U.S drug agent stands in small doorway of the caleta, exposed when closet drawers were removed.

Updated August 18, 2015

Colombian drug lords always hated surprises. For years they invested heavily in bribes to avoid them, specifically to reduce risks of unexpected raids by rivals or narco agents.

The richest of all crime organizations, the Cali cocaine cartel, secretly supplemented the government pay of police and military officials by a total of nearly $100,000 every month. In exchange, the bosses expected timely insider information about which cartel phones were being tapped… which cars in their fleet were being followed… when police raids were scheduled and where.

The bosses liked to know, for example, if they had time to shower, shave and disappear before guys in flack jackets hit their doors.

But the wily godfathers didn’t rely solely on alerts from crooked cops. They also had a back-up plan. Cartel engineers and craftsmen built secret “panic rooms.” These were ingenious, closet-like escape chambers installed in the walls of homes and hideouts. One room fit one man, no more, and typically was stocked with water and snacks. Also an oxygen tank and mask were intended to counter tear gas and claustrophobia.

In Colombia such chambers are called caletas.
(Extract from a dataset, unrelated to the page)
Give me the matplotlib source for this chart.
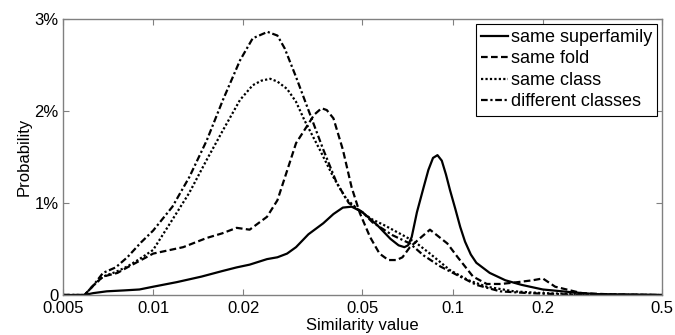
import matplotlib
matplotlib.use("Agg")
import matplotlib.pyplot as plt

plt.rcParams['font.family'] = ['Liberation Sans', 'DejaVu Sans']

# similarity value (x, log scale) and probability in percent (y)
sf_x = [0.005, 0.0059, 0.0063, 0.007, 0.008, 0.009, 0.01, 0.012, 0.0145, 0.017, 0.019, 0.021,
        0.024, 0.026, 0.028, 0.03, 0.033, 0.037, 0.04, 0.043, 0.046, 0.05, 0.056, 0.062, 0.066,
        0.069, 0.071, 0.073, 0.076, 0.08, 0.083, 0.086, 0.089, 0.092, 0.095, 0.098, 0.102,
        0.106, 0.11, 0.115, 0.12, 0.133, 0.15, 0.17, 0.2, 0.25, 0.3, 0.5]
sf_y = [0, 0, 0.02, 0.04, 0.05, 0.06, 0.09, 0.14, 0.2, 0.26, 0.30, 0.33, 0.39, 0.41, 0.45, 0.52,
        0.66, 0.78, 0.88, 0.95, 0.96, 0.90, 0.76, 0.61, 0.54, 0.52, 0.54, 0.63, 0.90, 1.17, 1.36,
        1.49, 1.52, 1.46, 1.31, 1.14, 0.94, 0.74, 0.58, 0.44, 0.35, 0.24, 0.16, 0.11, 0.06, 0.03,
        0.01, 0]

fold_x = [0.005, 0.0059, 0.0063, 0.0068, 0.0076, 0.0082, 0.01, 0.0126, 0.0151, 0.017, 0.019,
          0.021, 0.024, 0.026, 0.028, 0.03, 0.033, 0.0345, 0.0365, 0.038, 0.04, 0.043, 0.046,
          0.049, 0.053, 0.057, 0.061, 0.065, 0.068, 0.072, 0.078, 0.084, 0.091, 0.096, 0.104,
          0.117, 0.13, 0.145, 0.165, 0.185, 0.2, 0.22, 0.27, 0.35, 0.5]
fold_y = [0, 0, 0.1, 0.2, 0.24, 0.30, 0.45, 0.52, 0.62, 0.67, 0.73, 0.71, 0.85, 1.03, 1.35,
          1.65, 1.86, 1.96, 2.03, 2.01, 1.92, 1.58, 1.17, 0.89, 0.63, 0.45, 0.38, 0.38, 0.41,
          0.52, 0.62, 0.71, 0.62, 0.56, 0.41, 0.2, 0.12, 0.12, 0.14, 0.16, 0.18, 0.09, 0.02,
          0.005, 0]

cls_x = [0.005, 0.0059, 0.0063, 0.0068, 0.0075, 0.0082, 0.009, 0.01, 0.0116, 0.0132, 0.0151,
         0.0171, 0.0195, 0.0215, 0.023, 0.0246, 0.026, 0.028, 0.03, 0.032, 0.036, 0.04, 0.044,
         0.049, 0.054, 0.059, 0.07, 0.076, 0.084, 0.098, 0.113, 0.13, 0.16, 0.2, 0.3, 0.5]
cls_y = [0, 0, 0.1, 0.2, 0.25, 0.31, 0.39, 0.49, 0.82, 1.11, 1.47, 1.79, 2.12, 2.28, 2.33, 2.35,
         2.32, 2.24, 2.1, 1.9, 1.58, 1.28, 1.05, 0.91, 0.82, 0.76, 0.63, 0.56, 0.45, 0.27, 0.16,
         0.09, 0.04, 0.02, 0.005, 0]

diff_x = [0.005, 0.0059, 0.0063, 0.0068, 0.0075, 0.0082, 0.0091, 0.01, 0.0116, 0.0132, 0.0151,
          0.0171, 0.0195, 0.0215, 0.0241, 0.026, 0.0275, 0.03, 0.033, 0.037, 0.041, 0.045,
          0.05, 0.054, 0.063, 0.072, 0.08, 0.091, 0.106, 0.12, 0.144, 0.18, 0.25, 0.5]
diff_y = [0, 0, 0.1, 0.24, 0.3, 0.41, 0.57, 0.7, 0.96, 1.28, 1.68, 2.12, 2.55, 2.79, 2.86, 2.82,
          2.68, 2.37, 2.01, 1.58, 1.22, 1.0, 0.9, 0.79, 0.65, 0.56, 0.43, 0.31, 0.2, 0.11, 0.04,
          0.02, 0.005, 0]

labels = ['same superfamily', 'same fold', 'same class', 'different classes']
xticks = [0.005, 0.01, 0.02, 0.05, 0.1, 0.2, 0.5]
xtick_labels = ['0.005', '0.01', '0.02', '0.05', '0.1', '0.2', '0.5']
yticks = [0, 1, 2, 3]
ytick_labels = ['0', '1%', '2%', '3%']

fig = plt.figure(figsize=(6.75, 3.35), dpi=100)
ax = fig.add_axes([0.0933, 0.1194, 0.8874, 0.8239])

lw = 1.6
ax.plot(sf_x, sf_y, color='black', lw=lw, label=labels[0])
ax.plot(fold_x, fold_y, color='black', lw=lw, dashes=(3, 1.5), label=labels[1])
ax.plot(cls_x, cls_y, color='black', lw=lw, dashes=(1, 1), label=labels[2])
ax.plot(diff_x, diff_y, color='black', lw=lw, dashes=(3, 1.2, 1, 1.2), label=labels[3])

ax.set_xscale('log')
ax.set_xlim(0.005, 0.5)
ax.set_ylim(0, 3)
ax.set_xticks(xticks)
ax.set_xticklabels(xtick_labels)
ax.minorticks_off()
ax.set_yticks(yticks)
ax.set_yticklabels(ytick_labels)

ax.tick_params(direction='in', length=4, color='#808080', labelsize=12, top=True, right=True,
               pad=3)
ax.tick_params(axis='x', pad=4)
for s in ax.spines.values():
    s.set_color('#808080')
    s.set_linewidth(1)

ax.set_xlabel('Similarity value', fontsize=12, labelpad=2)
ax.set_ylabel('Probability', fontsize=12, labelpad=2)

leg = ax.legend(loc='upper right', fontsize=13, fancybox=False, framealpha=1,
                edgecolor='black', handlelength=1.5, handletextpad=0.15, labelspacing=0.25,
                borderpad=0.3, borderaxespad=0.25)
leg.get_frame().set_linewidth(0.8)

fig.savefig('out.png', dpi=100)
They can be concealed in ways that make them almost impossible to detect without a full set of blueprints.

Once, while drilling through concrete walls trying to locate a suspected hiding space, American DEA agents believed that their drill bit bored into a cartel fugitive’s flesh. They couldn’t be sure, because they didn’t find him. Later, however, they found the bloody shirt he left behind.
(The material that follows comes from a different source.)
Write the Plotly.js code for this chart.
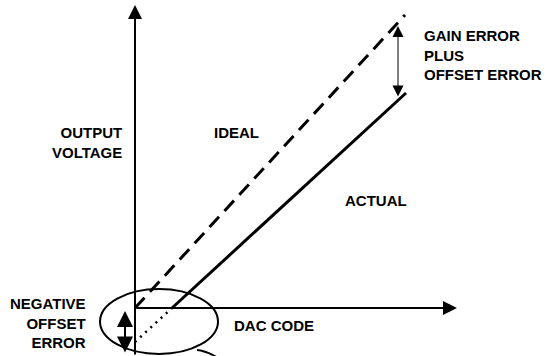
<!DOCTYPE html>
<html>
<head>
<meta charset="utf-8">
<script src="https://cdn.plot.ly/plotly-3.0.1.min.js"></script>
<style>
    html, body { margin: 0; padding: 0; background: #ffffff; }
    #chart { width: 548px; height: 356px; }
</style>
</head>
<body>
<div id="chart"></div>
<script>
// transfer function points (dac code vs output voltage, origin at the axes corner)
let idealCode = [0, 270];
let idealOut = [0, 293];

let actualCode = [37, 271];
let actualOut = [0, 215];

// actual line extended back below zero (negative offset)
let extrapCode = [0, 37];
let extrapOut = [-34, 0];

// error markers
let gainErrorCode = 263;
let gainErrorOut = [282, 210];
let offsetErrorCode = -10;
let offsetErrorOut = [-3, -46];

// labels
let labels = [
    {text: "OUTPUT<br>VOLTAGE", x: -11, y: 166, anchor: "right"},
    {text: "IDEAL", x: 101, y: 176, anchor: "center"},
    {text: "ACTUAL", x: 241, y: 108, anchor: "center"},
    {text: "DAC CODE", x: 139, y: -17, anchor: "center"},
    {text: "GAIN ERROR<br>PLUS<br>OFFSET ERROR", x: 287, y: 253, anchor: "left"},
    {text: "NEGATIVE<br>OFFSET<br>ERROR", x: -47, y: -15, anchor: "right"}
];

let labelFont = {family: "Liberation Sans, Arial, sans-serif", size: 15, color: "#000000", weight: "bold"};

// lines
let ideal = {
    x: idealCode,
    y: idealOut,
    mode: "lines",
    line: {color: "#000000", width: 3, dash: "14px,8px"},
    hoverinfo: "skip"
};

let actual = {
    x: actualCode,
    y: actualOut,
    mode: "lines",
    line: {color: "#000000", width: 3},
    hoverinfo: "skip"
};

let extrap = {
    x: extrapCode,
    y: extrapOut,
    mode: "lines",
    line: {color: "#000000", width: 2.5, dash: "2px,5px"},
    hoverinfo: "skip"
};

// annotations: text labels
let annotations = labels.map(l => ({
    text: l.text,
    x: l.x,
    y: l.y,
    xref: "x",
    yref: "y",
    xanchor: l.anchor,
    yanchor: "middle",
    align: l.anchor == "center" ? "center" : l.anchor,
    showarrow: false,
    font: labelFont
}));

// axis arrows
annotations.push({
    x: 0, y: 303, ax: 0, ay: -48,
    xref: "x", yref: "y", axref: "x", ayref: "y",
    text: "", showarrow: true,
    arrowhead: 2, arrowsize: 1.4, arrowwidth: 2, arrowcolor: "#000000"
});
annotations.push({
    x: 322, y: 0, ax: 0, ay: 0,
    xref: "x", yref: "y", axref: "x", ayref: "y",
    text: "", showarrow: true,
    arrowhead: 2, arrowsize: 1.4, arrowwidth: 2, arrowcolor: "#000000"
});

// gain error double arrow
annotations.push({
    x: gainErrorCode, y: gainErrorOut[0], ax: gainErrorCode, ay: gainErrorOut[1],
    xref: "x", yref: "y", axref: "x", ayref: "y",
    text: "", showarrow: true,
    arrowside: "end+start",
    arrowhead: 2, startarrowhead: 2, arrowsize: 2.2, startarrowsize: 2.2,
    arrowwidth: 1, arrowcolor: "#000000"
});

// offset error double arrow
annotations.push({
    x: offsetErrorCode, y: offsetErrorOut[0], ax: offsetErrorCode, ay: offsetErrorOut[1],
    xref: "x", yref: "y", axref: "x", ayref: "y",
    text: "", showarrow: true,
    arrowside: "end+start",
    arrowhead: 2, startarrowhead: 2, arrowsize: 1.6, startarrowsize: 1.6,
    arrowwidth: 2, arrowcolor: "#000000"
});

// ellipse around the offset region and the callout curve
let shapes = [
    {
        type: "circle",
        xref: "x", yref: "y",
        x0: -35, x1: 83, y0: -46, y1: 19,
        line: {color: "#000000", width: 2}
    },
    {
        type: "path",
        xref: "x", yref: "y",
        path: "M 62 -42 Q 72 -43 83 -50",
        line: {color: "#000000", width: 2}
    }
];

let layout = {
    width: 548,
    height: 356,
    margin: {l: 0, r: 0, t: 0, b: 0},
    showlegend: false,
    paper_bgcolor: "#ffffff",
    plot_bgcolor: "#ffffff",
    xaxis: {range: [-135, 413], visible: false, fixedrange: true},
    yaxis: {range: [-48, 308], visible: false, fixedrange: true},
    annotations: annotations,
    shapes: shapes
};

Plotly.newPlot("chart", [ideal, actual, extrap], layout, {staticPlot: true});
</script>
</body>
</html>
Here are photos taken by crime investigators at the scene of a 1995 raid in Cali. A Colombian navy commando had just intercepted one of the cartel godfathers trying to escape into the chamber concealed behind drawers in a closet. The caleta craftsmanship stunned American agents who had assisted on the raid.

“It was a beautiful piece of work,” recalled U.S. drug agent Chris Feistl. “No way we would have found him. If he’d actually made it inside, we’d still be looking for him.”

Behind the vertical stack of drawers (marked in green) is a door to the hidden chamber.
The view when drawers were removed
Looking straight up inside a 3.5-foot square caleta, with a/c vent.